Author Patricia Nicol reveals the best books on: Universities

Author Patricia Nicol reveals a selection of the best books on: Universities

  • Patricia Nicol hopes this year’s students are settling into normal university life 
  • Novel such as Brideshead Revisited highlight that university should be exciting 
  • David Lodge’s Changing Places is a funny novel about academics’ lives  

Now that Freshers’ weeks are a blurry memory, I do hope this year’s intake of students is settling down to some sort of normal university life.

In school, you are told that university will be the reward for hard work: The chance to pursue a vocation or study a subject you (hopefully) love among like-minded peers. There is an expectation that it will be fun, too.

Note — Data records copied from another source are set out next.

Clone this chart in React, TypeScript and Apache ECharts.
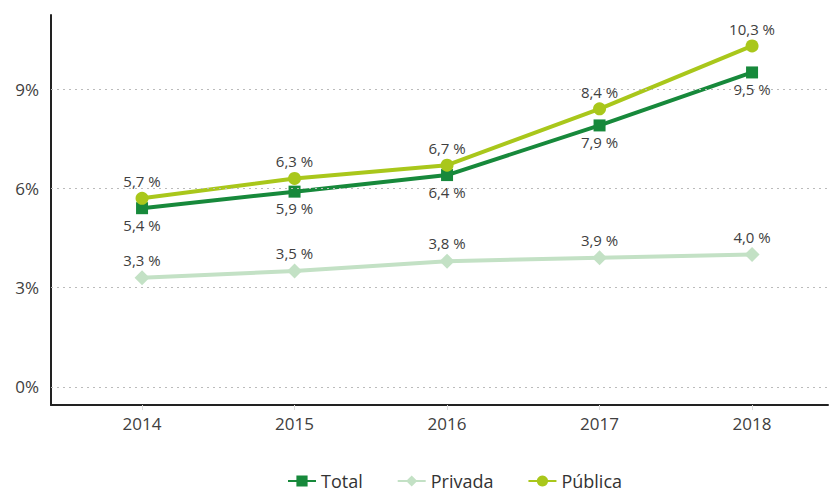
import React, { useEffect, useRef } from "react";
import * as echarts from "echarts";

const years = [2014, 2015, 2016, 2017, 2018];
const total = [5.4, 5.9, 6.4, 7.9, 9.5];
const privada = [3.3, 3.5, 3.8, 3.9, 4.0];
const publica = [5.7, 6.3, 6.7, 8.4, 10.3];
const yTicks = [0, 3, 6, 9];

const FONT = "'Open Sans', 'Noto Sans', sans-serif";
const fmt = (v: number) => v.toFixed(1).replace(".", ",") + " %";

export default function App() {
  const ref = useRef<HTMLDivElement>(null);
  useEffect(() => {
    if (!ref.current) return;
    const chart = echarts.init(ref.current, null, { renderer: "svg" });
    const pts = (arr: number[]) => years.map((y, i) => [y, arr[i]]);
    const label = (pos: string) => ({
      show: true,
      position: pos,
      distance: 3,
      color: "#404040",
      fontSize: 15,
      fontFamily: FONT,
      formatter: (p: any) => fmt(p.value[1]),
    });
    chart.setOption({
      animation: false,
      textStyle: { fontFamily: FONT },
      grid: { left: 51, right: 2, top: 15, bottom: 88 },
      xAxis: {
        type: "value",
        min: 2013.403,
        max: 2018.498,
        splitLine: { show: false },
        axisTick: {
          show: true,
          customValues: years,
          length: 5,
          lineStyle: { color: "#ddd", width: 1 },
        },
        axisLine: { show: true, onZero: false, lineStyle: { color: "#222", width: 2 } },
        axisLabel: {
          customValues: years,
          formatter: (v: number) => String(v),
          color: "#404040",
          fontSize: 17,
          fontFamily: FONT,
          margin: 10,
        },
      },
      yAxis: {
        type: "value",
        min: -0.544,
        max: 11.235,
        splitLine: { show: false },
        axisTick: { show: false },
        axisLine: { show: true, onZero: false, lineStyle: { color: "#222", width: 2 } },
        axisLabel: {
          customValues: yTicks,
          formatter: (v: number) => v + "%",
          color: "#404040",
          fontSize: 17,
          fontFamily: FONT,
          margin: 12,
        },
      },
      legend: {
        top: 467,
        left: 282,
        itemWidth: 28,
        itemHeight: 14,
        itemGap: 34,
        textStyle: { color: "#333", fontSize: 18, fontFamily: FONT },
        data: ["Total", "Privada", "Pública"],
      },
      series: [
        {
          name: "Privada",
          type: "line",
          data: pts(privada),
          symbol: "diamond",
          symbolSize: 15,
          itemStyle: { color: "#c3e1c5" },
          lineStyle: { color: "#c3e1c5", width: 4 },
          label: label("top"),
          markLine: {
            silent: true,
            symbol: "none",
            label: { show: false },
            lineStyle: { color: "#bbb", type: [2, 4], width: 1 },
            data: yTicks.map((t) => ({ yAxis: t })),
          },
        },
        {
          name: "Total",
          type: "line",
          data: pts(total),
          symbol: "rect",
          symbolSize: 12,
          itemStyle: { color: "#17893b" },
          lineStyle: { color: "#17893b", width: 4 },
          label: label("bottom"),
        },
        {
          name: "Pública",
          type: "line",
          data: pts(publica),
          symbol: "circle",
          symbolSize: 13,
          itemStyle: { color: "#a9c71b" },
          lineStyle: { color: "#a9c71b", width: 4 },
          label: label("top"),
        },
      ],
    });
    return () => chart.dispose();
  }, []);
  return (
    <div
      ref={ref}
      style={{ position: "fixed", left: 0, top: 0, width: 830, height: 493, background: "#fff" }}
    />
  );
}
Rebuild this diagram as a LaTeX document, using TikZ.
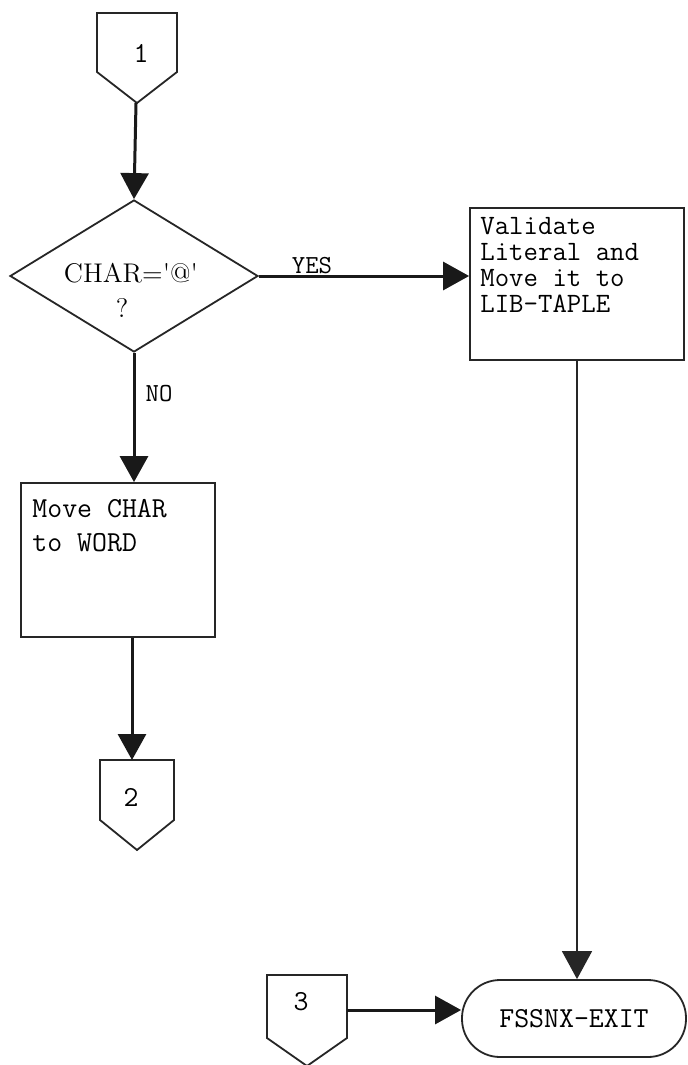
\documentclass[tikz,border=0pt]{standalone}
\usetikzlibrary{shapes.geometric,arrows.meta}
\begin{document}
\begin{tikzpicture}[x=0.5pt,y=-0.5pt,
  shapeline/.style={draw=black!85,line width=0.9pt},
  flow/.style={draw=black!90,line width=1.5pt,-{Triangle[length=13pt,width=14pt]}},
  thinflow/.style={draw=black!85,line width=0.7pt,-{Triangle[length=14pt,width=15pt]}},
  boxtext/.style={font=\ttfamily\fontsize{14}{13}\selectfont,align=left,inner sep=0pt,anchor=north west},
  lbl/.style={font=\ttfamily\fontsize{13}{13}\selectfont,inner sep=0pt},
  conlabel/.style={font=\ttfamily\fontsize{14.5}{14.5}\selectfont,inner sep=0pt}]
\useasboundingbox[fill=white] (0,0) rectangle (687,1065);

% off-page connector 1
\draw[shapeline] (97,13) -- (177,13) -- (177,72) -- (137,103) -- (97,72) -- cycle;
\node[conlabel] (c1) at (141,53) {1};
\coordinate (c1tip) at (136,103);

% decision
\node[diamond,shapeline,minimum width=124pt,minimum height=76pt,inner sep=0pt] (d) at (134,276) {};
\node[font=\rmfamily\fontsize{13.5}{13.5}\selectfont,inner sep=0pt] (dq1) at (131,273) {CHAR=\textquotesingle @\textquotesingle};
\node[font=\rmfamily\fontsize{13.5}{13.5}\selectfont,inner sep=0pt] (dq2) at (122,308) {?};

% right box
\node[rectangle,shapeline,minimum width=107pt,minimum height=76pt,inner sep=0pt] (rbox) at (577,284) {};
\node[boxtext] (rtext) at (480,217) {Validate\\Literal and\\Move it to\\LIB-TAPLE};

% left box
\node[rectangle,shapeline,minimum width=97pt,minimum height=77pt,inner sep=0pt] (mbox) at (118,560) {};
\node[boxtext,font=\ttfamily\fontsize{14.5}{17}\selectfont] (mtext) at (32,499) {Move CHAR\\to WORD};

% off-page connector 2
\draw[shapeline] (100,760) -- (174,760) -- (174,820) -- (137,850) -- (100,820) -- cycle;
\node[conlabel] (c2) at (131,797) {2};
\coordinate (c2in) at (132,760);

% off-page connector 3
\draw[shapeline] (267,975) -- (347,975) -- (347,1038) -- (307,1066) -- (267,1038) -- cycle;
\node[conlabel] (c3) at (301,1002) {3};
\coordinate (c3out) at (347,1010);

% exit terminal
\node[rectangle,rounded corners=19pt,shapeline,minimum width=112pt,minimum height=38.5pt,inner sep=0pt,
      font=\ttfamily\fontsize{14.5}{14.5}\selectfont] (exit) at (574,1018.5) {\raisebox{-5pt}{FSSNX-EXIT}};

% connectors
\draw[flow] (c1tip) -- (d.north);
\draw[flow] (d.east) -- (rbox.west |- d.east);
\node[lbl] (yes) at (312,266) {YES};
\draw[flow] (d.south) -- (mbox.north -| d.south);
\node[lbl] (no) at (159,394) {NO};
\draw[flow] (mbox.south -| c2in) -- (c2in);
\draw[thinflow] (rbox.south) -- (rbox.south |- exit.north);
\draw[flow] (c3out) -- (c3out -| exit.west);
\end{tikzpicture}
\end{document}
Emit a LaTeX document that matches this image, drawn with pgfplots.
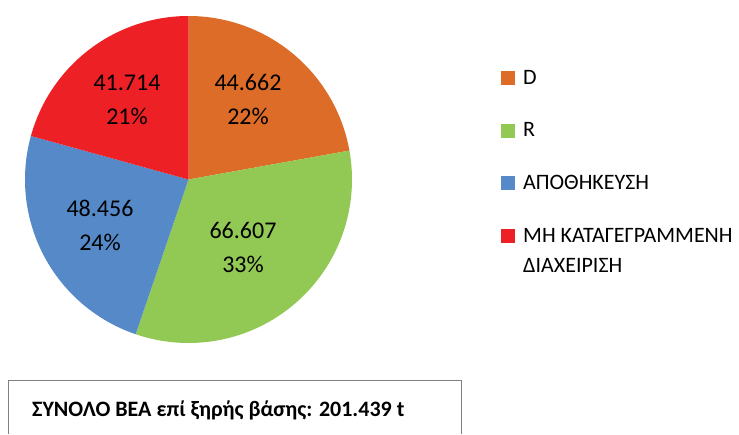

But fun did not seem most students’ foremost experience of the past academic year. There were tales of kids who had only just left home being confined to halls of residence with inadequate food supplies. At many places, the provision of online lecturing sounded dire for £9,000-a-year fees.

Of course, the whole world was wrong-footed by Covid, and some universities have dealt with the challenges better than others. Young relatives of mine who started last autumn, hoping for a different freshers experience, do not regret going. It’s better than a year at home waiting for adult life to start.


Patricia Nichol picks out a selection of the best books on university – including Evelyn Waugh’s Brideshead Revisited (pictured left) and David Lodge’s Changing Places (pictured right) 

Novels such as Evelyn Waugh’s Brideshead Revisited and Sally Rooney’s Normal People highlight how university should be an exciting time.

Snowflake by Irish writer Louise Nealon contains a funny but poignant description of a student, Debbie, commuting from her family farm to registration day at Trinity College, Dublin, and feeling a total misfit — ‘I am wearing one of my best pairs of jeans and one of Billy’s check shirts with the cuffs rolled up. I look like I’m going out to dig potatoes.’

Unseen armies of staff work behind the scenes. Laurie, the troubled narrator of Jenn Ashworth’s memorable novel Ghosted, works as a cleaner at a campus university, ‘always a strange world of its own’.

Funny novels about academics’ lives include the classic Lucky Jim and David Lodge’s Changing Places. In Luke Kennard’s The Answer To Everything, artist and serial almost-adulterer Elliott teaches at a university, though lack of application means he is barely clinging on.